In Which I Vote For All of the Above

I look at all of these approaches from the point of view of a climate-change person who is primarily concerned that we mitigate as fast as possible – that we reduce carbon emissions as fast as possible, with the ultimate steady state, if any, a secondary consideration for now.  Viewed in that light, I believe that each of these approaches is appropriate in a wide range of particular cases, and thus I am happy to “let a thousand flowers bloom” – i.e., encourage each of these movements.

At the same time, each time one of these movements comes into conflict with another, I think it is the right thing, not to commit to one side or another for the long term, but rather to establish rules of thumb for when a particular approach is most appropriate.  I would suggest that among these rules of thumb are:

·         When there are vested human interests in an area, pick the approach that impacts them least (but still minimizes carbon emissions)
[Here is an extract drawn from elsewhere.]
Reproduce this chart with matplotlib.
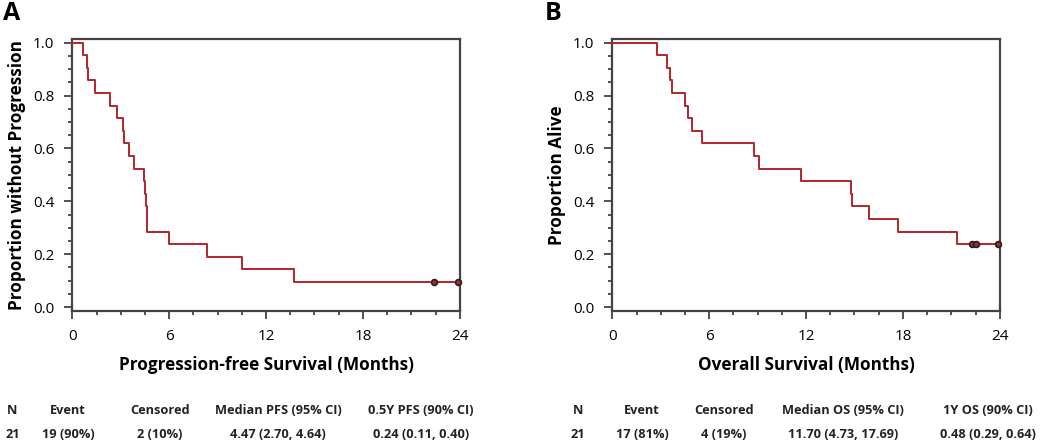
import numpy as np
import matplotlib
matplotlib.use("Agg")
import matplotlib.pyplot as plt
from matplotlib.ticker import MultipleLocator

# ---------------- data ----------------
n_patients = 21
pfs_event_times = [0.67, 0.90, 0.95, 1.39, 2.32, 2.74, 3.15, 3.23, 3.50, 3.81,
                   4.47, 4.50, 4.54, 4.60, 4.64, 5.98, 8.37, 10.49, 13.76]
pfs_censor_times = [22.4, 23.9]

os_event_times = [2.77, 3.39, 3.57, 3.68, 4.50, 4.71, 4.92, 5.53, 8.79, 9.10,
                  11.68, 14.76, 14.84, 15.91, 17.67, 21.32]
os_censor_times = [22.25, 22.55, 23.9, 23.9, 23.9]

x_ticks = [0, 6, 12, 18, 24]
y_ticks = [0.0, 0.2, 0.4, 0.6, 0.8, 1.0]

pfs_headers = ["N", "Event", "Censored", "Median PFS (95% CI)", "0.5Y PFS (90% CI)"]
pfs_values = ["21", "19 (90%)", "2 (10%)", "4.47 (2.70, 4.64)", "0.24 (0.11, 0.40)"]
os_headers = ["N", "Event", "Censored", "Median OS (95% CI)", "1Y OS (90% CI)"]
os_values = ["21", "17 (81%)", "4 (19%)", "11.70 (4.73, 17.69)", "0.48 (0.29, 0.64)"]

# ---------------- style ----------------
RED = "#b3242b"
FONT = "Open Sans"
plt.rcParams["font.family"] = [FONT, "DejaVu Sans"]


def km(events, censors):
    times = sorted(set(events) | set(censors))
    at_risk = len(events) + len(censors)
    s = 1.0
    xs, ys = [0.0], [1.0]
    cx, cy = [], []
    for t in times:
        d = events.count(t)
        c = censors.count(t)
        if d:
            s = s * (1 - d / at_risk)
            xs.append(t)
            ys.append(s)
        if c:
            cx.append(t)
            cy.append(s)
        at_risk -= d + c
    return xs, ys, cx, cy


fig = plt.figure(figsize=(10.5, 4.46), dpi=100)
W, H = 1050, 446


def make_axes(left_px):
    return fig.add_axes([left_px / W, 1 - 311 / H, 387.5 / W, 272 / H])


def style(ax, ylabel, xlabel):
    ax.set_xlim(0, 24)
    ax.set_ylim(-0.015, 1.014)
    ax.set_xticks(x_ticks)
    ax.set_yticks(y_ticks)
    ax.set_yticklabels([f"{v:.1f}" for v in y_ticks])
    ax.xaxis.set_minor_locator(MultipleLocator(1.5))
    ax.yaxis.set_minor_locator(MultipleLocator(0.05))
    ax.tick_params(which="major", direction="out", length=6, width=1.2,
                   color="#333333", labelsize=11, pad=7)
    ax.tick_params(which="minor", direction="out", length=3, width=1.2,
                   color="#333333")
    for sp in ax.spines.values():
        sp.set_color("#444444")
        sp.set_linewidth(1.6)
    ax.set_ylabel(ylabel, fontsize=12.3, fontweight="bold")
    ax.set_xlabel(xlabel, fontsize=12.3, fontweight="bold")
    ax.yaxis.label.set_va("center")
    ax.xaxis.label.set_va("center")
    ax.yaxis.set_label_coords(-0.143, 0.5)
    ax.xaxis.set_label_coords(0.5, -0.20)


def draw(ax, events, censors):
    xs, ys, cx, cy = km(events, censors)
    xs = xs + [24]
    ys = ys + [ys[-1]]
    ax.step(xs, ys, where="post", color=RED, lw=1.4, clip_on=False, zorder=3)
    ax.plot(cx, cy, "o", ms=4.2, mfc=RED, mec="#222222", mew=1.2,
            clip_on=False, zorder=4)


axA = make_axes(72.3)
draw(axA, pfs_event_times, pfs_censor_times)
style(axA, "Proportion without Progression", "Progression-free Survival (Months)")

axB = make_axes(612.3)
draw(axB, os_event_times, os_censor_times)
style(axB, "Proportion Alive", "Overall Survival (Months)")

fig.text(12 / W, 1 - 13 / H, "A", fontsize=18, fontweight="bold",
         ha="center", va="center")
fig.text(553 / W, 1 - 13 / H, "B", fontsize=18, fontweight="bold",
         ha="center", va="center")

# tables
pfs_cols = [12.5, 68, 160, 278, 421]
os_cols = [578, 642, 724, 843, 988]
for cols, heads, vals in [(pfs_cols, pfs_headers, pfs_values),
                          (os_cols, os_headers, os_values)]:
    for x, h, v in zip(cols, heads, vals):
        fig.text(x / W, 1 - 411 / H, h, fontsize=9.2, fontweight="bold",
                 ha="center", va="center", color="#222222")
        fig.text(x / W, 1 - 435 / H, v, fontsize=9.2, fontweight="bold",
                 ha="center", va="center", color="#222222")

fig.savefig("out.png", dpi=100)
·         Likewise, pick the approach that involves the quickest path to a healthy ecosystem (i.e., consider the needs of non-human animals and plants first)

·         Focus sustainability efforts on what seems irretrievably human-dominated – in other words, cities and their irreducible agricultural hinterland.  Since, in the foreseeable future, that comprises much more than half of humanity, but far less than a quarter of all of the land, that means both a human-designed and human-dominated ecology.

I would also bear in mind that each of these approaches, unlike mitigation, asks and tries to  answer the questions:  What do we want the world to be like if and when we cease our immature destruction of ecosystems and achieve a low-carbon-emissions world?  And, how can we ensure that we act maturely from now on and never again risk ourselves and our planet in this way?  For that reason, I would say that, while I would not prioritize any of these approaches over mitigation, they are every bit as important as adaptation to climate change’s effects.  If not more so.